First, I should declare an interest in the debate. I am chair of the parliamentary CND group and vice-chair of the Campaign for Nuclear Disarmament at national level. I have to confess to having first joined CND at the age of 15, and I remain a member, so it is a very short membership that I have had.
The subject of the debate is the cost of the Trident nuclear missile and submarine replacement. This is an issue of parliamentary accountability, costs and, of course, the relationship between vast levels of defence expenditure and our foreign policy. Huge numbers of figures can be cited, and I will cite some. Main-gate consideration of the replacement of the whole system has been delayed until 2016. By that stage, £4 billion will have been spent on the concept and assessment phases of the replacement submarine and £500 million on ordering long-lead construction items. Plans have recently been announced for spending of £2 billion at the warhead facility at Atomic Weapons Establishment in Aldermaston.

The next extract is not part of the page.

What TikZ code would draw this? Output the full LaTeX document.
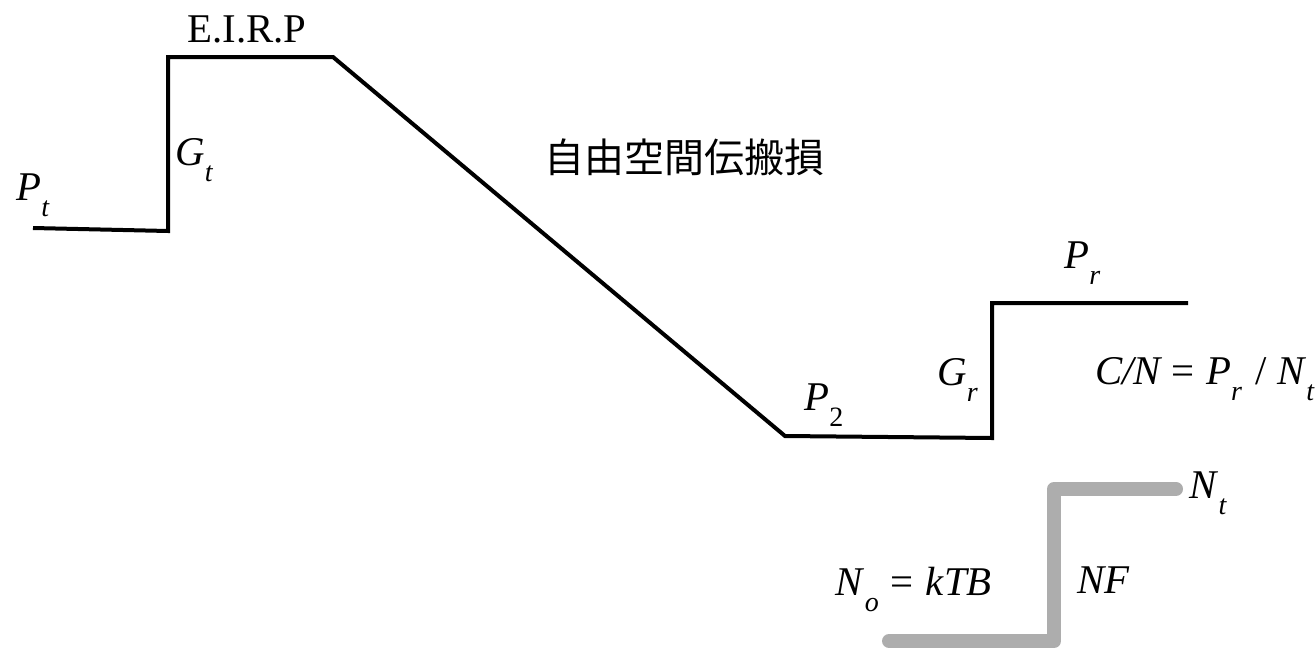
\documentclass[tikz,border=0pt]{standalone}
\usepackage{fontspec}
\setmainfont{Liberation Serif}
\newfontfamily\jpfont{Noto Sans CJK JP}
\usetikzlibrary{positioning}
% symbol with a lowered subscript
\newcommand{\lsub}[2]{#1\raisebox{-8pt}{\fontsize{14}{14}\selectfont #2}}

\begin{document}
\begin{tikzpicture}[
    x=0.5pt, y=-0.5pt,
    sig/.style={line width=2pt, line join=miter},
    noise/.style={line width=7pt, black!32, line cap=round, line join=round},
    lbl/.style={font=\fontsize{20.4}{24}\selectfont, inner sep=0pt},
    jlbl/.style={font=\jpfont\fontsize{20}{24}\selectfont, inner sep=0pt},
]
  \useasboundingbox (0,0) rectangle (1316,648);

  % Level points of the signal
  \coordinate (pt)   at (33,228);
  \coordinate (ant)  at (168,231);
  \coordinate (eirp) at (168,57);
  \coordinate (out)  at (333,57);
  \coordinate (p2)   at (785,436);
  \coordinate (rant) at (992,438);
  \coordinate (pr)   at (992,303);
  \coordinate (pend) at (1188,303);

  % Level points of the noise
  \coordinate (no)   at (889,641);
  \coordinate (nf)   at (1054,641);
  \coordinate (nt)   at (1054,489);
  \coordinate (nend) at (1176,489);

  % Signal level
  \draw[sig] (pt) -- (ant) -- (eirp) -- (out) -- (p2) -- (rant) -- (pr) -- (pend);

  % Noise level
  \draw[noise] (no) -- (nf) -- (nt) -- (nend);

  % Labels
  \node[lbl, anchor=base west] (lPt) at (16,200) {\lsub{\textit{P}}{\textit{t}}};
  \node[lbl, anchor=base west] (lGt) at (175,165) {\lsub{\textit{G}}{\textit{t}}};
  \node[lbl, anchor=base west] (lEIRP) at (187,42) {E.I.R.P};
  \node[jlbl] (lloss) at (684,157) {自由空間伝搬損};
  \node[lbl, anchor=base west] (lP2) at (804,410) {\lsub{\textit{P}}{2}};
  \node[lbl, anchor=base west] (lGr) at (937,385) {\lsub{\textit{G}}{\textit{r}}};
  \node[lbl, anchor=base west] (lPr) at (1064,268) {\lsub{\textit{P}}{\textit{r}}};
  \node[lbl, anchor=base west] (lCN) at (1095,384)
    {\textit{C/N}\hspace{4pt}=\hspace{6pt}\lsub{\textit{P}}{\textit{r}}\hspace{7pt}/\hspace{5pt}\lsub{\textit{N}}{\textit{t}}};
  \node[lbl, anchor=base west] (lNt) at (1189,498) {\lsub{\textit{N}}{\textit{t}}};
  \node[lbl, anchor=base east] (lNo) at (992,595)
    {\lsub{\textit{N}}{\textit{o}}\hspace{6pt}=\hspace{6pt}\textit{kTB}};
  \node[lbl, anchor=base west] (lNF) at (1077,593) {\textit{NF}};
\end{tikzpicture}
\end{document}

That coincides with the suggestion in the recently available redacted value for money review that a decision will be taken on the warhead much sooner than previously anticipated.
This debate is therefore designed to point out the amount of money being spent, but also to ask very serious questions about when Parliament will be effectively able to scrutinise what are massive levels of expenditure on a weapon of mass destruction.
I congratulate the hon. Gentleman on securing this much needed debate. He talked about the 2016 main gate. Will he welcome the fact that that has now been delayed until after the next election and that that gives his party an opportunity to take the same view that he and I share about whether it would be desirable to go ahead with the main gate at all? Perhaps even the Conservatives might join us in a triumvirate of sense.
I would be happier if we killed off the whole project straight away—but I suspect that that might not happen.
I also draw to the House’s attention the fact that the Secretary of State for Defence has announced that he has no plans to publish the Trident alternatives review, which was commissioned to please the Liberal Democrats, who went into the last election promising not a like-for-like replacement of Trident, but something different. We do not know what that something different might be. The review will not be published, which is astonishing. I hope that, when the Minister replies to the debate, he can explain why that is the case.